Oxygen Barriers: Manufacturers offer synthetic tubing which incorporates an oxygen diffusion barrier which dramatically reduces the measurable amount of oxygen permeation to the point where it is no longer in question. The German DIN Standard calls for an oxygen permeation rate of less than 0.1 gram per cubic meter per day and is generally accepted as the measure of an oxygen tight radiant heating tube. Keep in mind that this is only a concern when ferrous metals are present in the system. Also note that oxygen permeating a non-barrier tube may or may not be in significant quantities to cause corrosion problems.

Action: Where oxygen permeation is in questions there are several ways to deal with the potential corrosion problem.

  • Use a tubing with an oxygen barrier as mentioned above.

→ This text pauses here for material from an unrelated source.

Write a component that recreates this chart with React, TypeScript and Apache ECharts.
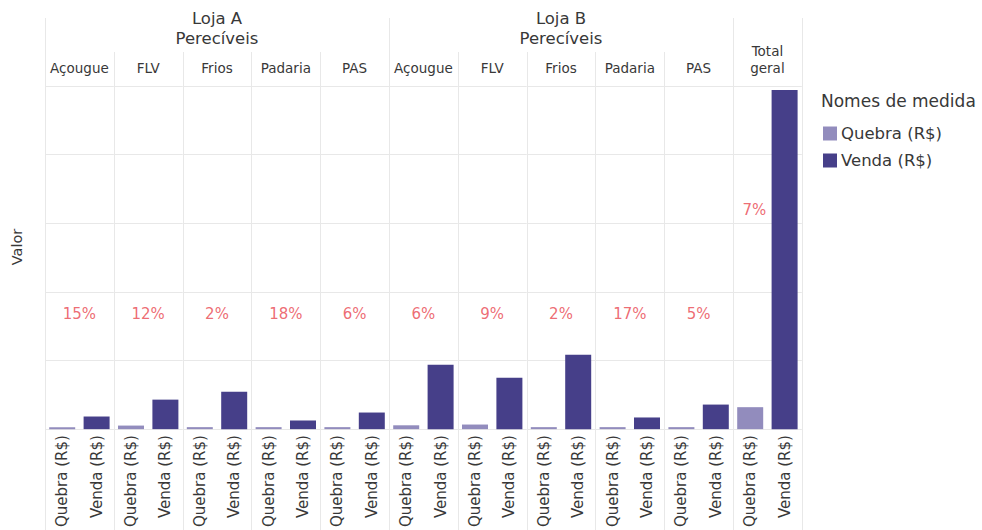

Almost all synthetic tubing is now available with an oxygen barrier option.
  • Use non-barrier pipe with the knowledge that there is a potential for accelerated corrosion of ferrous metal parts which may or may not significantly reduce the life of those parts affected, and plan accordingly.
  • Corrosion inhibitors (water treatment) designed for hot water heating systems can be added to the water to control corrosion. This method requires a routine inspection and maintenance program.
  • Because only ferrous metals are at risk, a heat exchanger can be used to separate the heat transfer fluid in non-barrier tubing from that in ferrous components such as cast iron boilers.
  • The system can be designed and installed without any corrodable ferrous metal components.